READ MORE: Schedule released for world junior hockey championship in B.C.

“He’s a good player and we like a lot of things about his game.”

Leason has 39 points in 17 games this season and leads the WHL with 17 goals.

But the six-foot-four Calgary native was passed up at the NHL draft last year.

The experience motivated Leason to hit the gym hard over the summer, build strength in his legs and get faster, and he started the season with confidence.

“My coach trusts me, just letting me go in all aspects of the game, just letting me play my game, move my feet, do my thing,” he said.

Getting called for the WHL team was exciting, Leason said, and he’s hoping his phone will ring again when it’s time for selection camp.

“It’s obviously something I’ve been pushing for for a very long time,” he said.

Guys like Leason are why Hockey Canada doesn’t make early decisions about who should come to selection camp, Hunter said.

“We want guys, if they’ve got some mojo going and they’re playing well to start the season, we want to catch that wave with these guys and get them to the world juniors,” he said.

There could be more unexpected standouts when the Ontario Hockey League and Quebec Major Junior Hockey League field their own teams against the Russians starting in Sarnia, Ont., on Thursday.

Some young NHL prospects could also complicate Hunter’s decisions.

The coach’s list of potential players recently got a boost when defenceman Evan Bouchard and left winger Alex Formenton were sent back to the OHL’s London Knights.
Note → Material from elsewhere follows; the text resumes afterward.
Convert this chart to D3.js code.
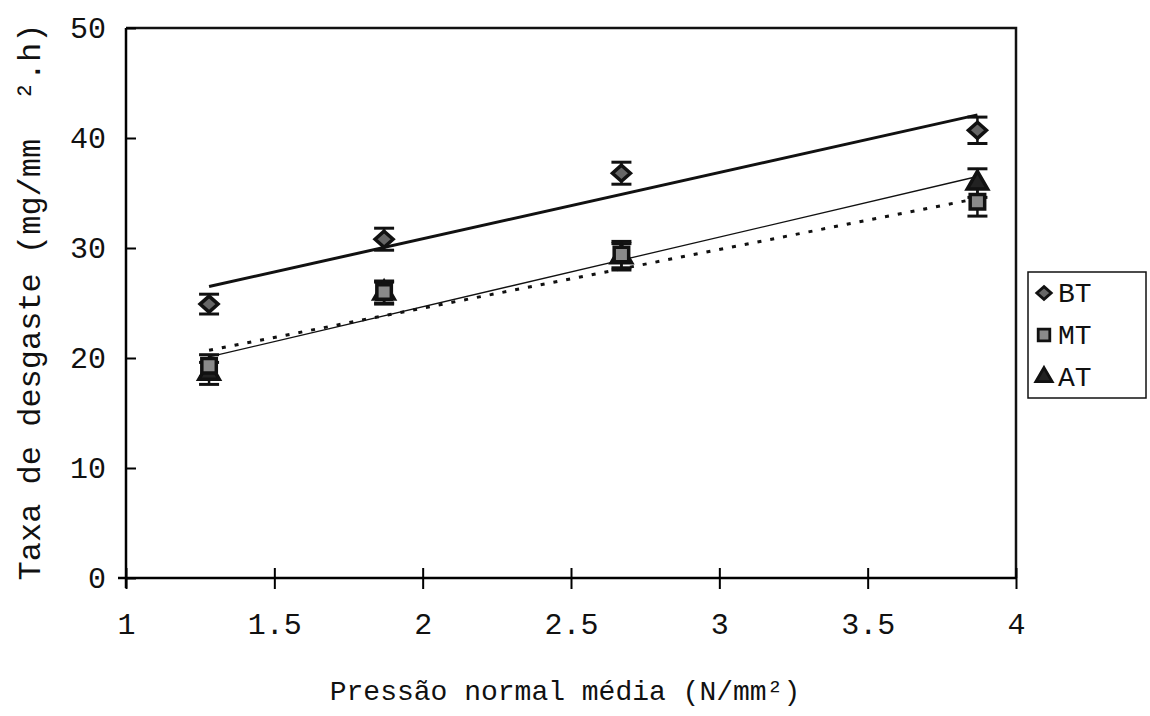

Bouchard tallied one goal in seven games with the Edmonton Oilers this season and Formenton played nine games for the Ottawa Senators, finding the back of the net once.

Hunter said he’s looking forward to getting Formenton back and hopes he won’t be the only returnee from last year’s gold medal-winning team.

St. Louis Blues prospect Robert Thomas and Maxime Comtois of the Anaheim Ducks also played with that group and could be eligible again this year if they’re sent back to juniors.

“We’re hoping to get some of them back because of their familiarity of the template that’s brought us success, a silver and a gold,” Hunter said.

“But you can’t rely on the NHL. And you’ve really got to cheer these guys on to have success and make their dream of playing in the NHL.”